Leider macht er auch vor der Kirche nicht Halt, denn gläubige Menschen von ihrem Weg abzubringen, so daß sie ihre Berufung verlieren, bedeutet für ihn, daß er einige Krieger des Lichtes weniger zu fürchten hat. Wenn es ihm womöglich gelingt, sogar in die Hierarchie der Kirche einzudringen und jene zu verwirren, die ihrer Herde vorstehen und sie zu schützen haben, wäre es ein besonderer Triumph.

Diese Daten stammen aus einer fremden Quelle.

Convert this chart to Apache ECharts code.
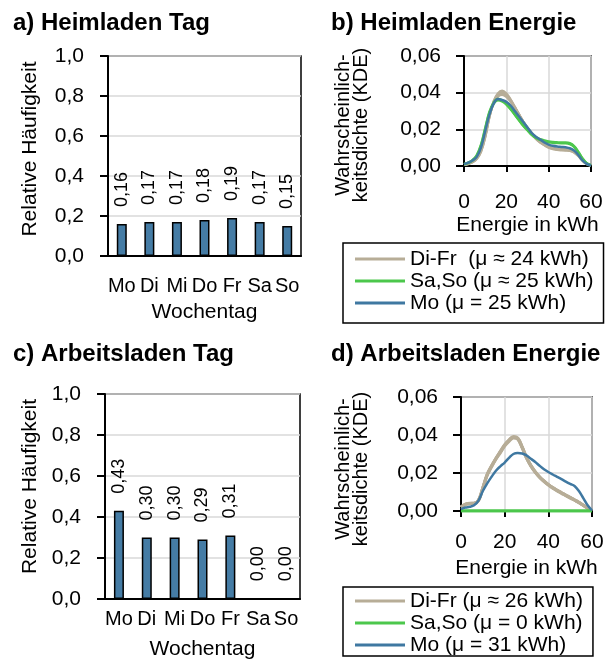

Im heutigen Evangelium werden die Dämonen vertrieben, und wir hören, daß Jesus sie nach ihrem Namen fragt. Ein Exorzist erklärte, daß es schon eine Schwächung ihrer Macht bedeutet, wenn diese antworten.
Nie dürfen wir vergessen, daß die Dämonen keinesfalls allmächtig sind, sondern durch das Kommen des Herrn auf die Erde auch hier besiegt werden, nachdem sie im Himmel keinen Platz mehr haben (Apk 12,8). Indem wir im Herrn leben, die Sünde meiden, die Evangelisierung vorantreiben und die geistigen und leiblichen Werke der Barmherzigkeit ausüben, arbeiten wir an der Ausbreitung des Reiches Gottes mit, an der wirksamsten Waffe gegen die Bosheit der Dämonen.
Im heutigen Text macht uns Jesus klar, daß die Vertreibung der Geister aus dem besessenen Mann ein Akt der Barmherzigkeit war, wenn er zu ihm sagt: “Geh nach Hause und berichte deiner Familie alles, was der Herr für dich getan und wie er Erbarmen mit dir gehabt hat.”
Das Gebet zum Heiligen Erzengel Michael sollte uns als Akt der Barmherzigkeit begleiten, nicht nur um uns zu schützen, sondern um an der Befreiung dieser Welt und der Kirche auf unsere Weise mitzuwirken.
Wir fügen dieses Gebet heute als Gesang des Chores Harpa Dei ein. Der Text mag helfen, es häufiger zu beten:
Heiliger Erzengel Michael, verteidige uns im Kampf!
Gegen die Bosheit und die Nachstellungen des Teufels, sei unser Schutz!
Gott gebiete ihm, so bitten wir flehentlich!
Du aber, Fürst der Himmlischen Heerscharen,
stürze den Satan und die anderen bösen Geister,
die zum Verderben der Seelen in der Welt umherschleichen,
in der Kraft Gottes hinab in die Hölle!